According to a May 1954 Daily Variety item, Humphrey Bogart, through his Santana film company, attempted to purchase the Hayes's novel but was outbid by Paramount. Bogart had played a role similar to "Glenn Griffin" in The Petrified Forest, the 1936 film that made him a star (see AFI Catalog of Motion Pictures, 1931-40). Modern sources claim that Hayes signed with Paramount because the studio agreed to hire him to write the screenplay and because of director William Wyler's reputation. Wyler had read Hayes's novel in manuscript form and, according to modern sources, asked Paramount to buy it. According to February 1956 correspondence from the Screen Writers Guild, contained in the file on the film at the AMPAS Library, John Mock and Elizabeth Eberhardy were incorrectly credited in an April 1955 Screen Achievements Bulletin listing as contributing to the screenplay's construction along with Jay Dratler.
Modern sources state that Wyler originally wanted Gary Cooper or Henry Fonda to play Dan, and Marlon Brando or James Dean to play the part of Glenn, who in the stage version, was a young man. Modern sources also claim that Wyler asked Spencer Tracy to portray Dan, but when Tracy and Bogart could not agree on screen billing, cast Fredric March, who had starred in his 1946 film The Best Years of Our Lives (see AFI Catalog of Feature Films, 1941-50). As noted in news items, Raymond Burr was cast in the film, but had to drop out due to scheduling conflicts with You're Never Too Young . News items announced that Richard Erdman had been cast in the role of a reporter, and Erdman is listed in Hollywood Reporter production charts, but neither he nor his character appear in the final film. Arthur Franz also was announced as a cast member in Hollywood Reporter, but he, too, was not in the final film. Hollywood Reporter news items add Jesslyn Fax and Ed Ralph to the cast, but their appearance in the final film has not been confirmed. Night exteriors were shot on Universal Studios' back lot, according to modern sources, and a thoroughly furnished, seven-room house was built on the Paramount lot for the film's interiors.

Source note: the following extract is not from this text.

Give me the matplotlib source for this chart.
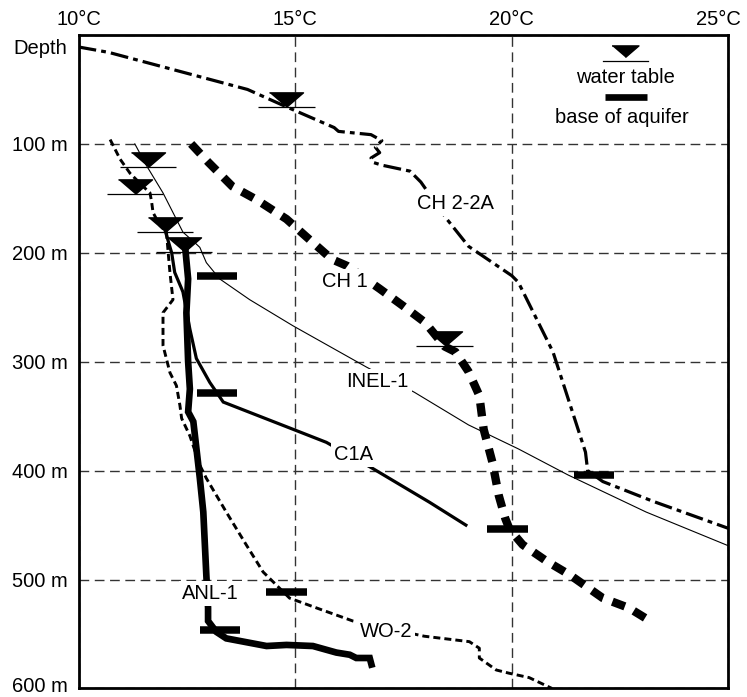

Despite generally good reviews, The Desperate Hours was a box office failure. On December 13, 1967, the ABC television network broadcast a version of Hayes's play, directed by Ted Kotcheff and starring Arthur Hill, Teresa Wright and George Segal. In 1990, Michael Cimino directed a remake of The Desperate Hours, titled Desperate Hours. The MGM-UA release, for which Hayes received an onscreen writing credit, starred Mickey Rourke, Anthony Hopkins and Mimi Rogers.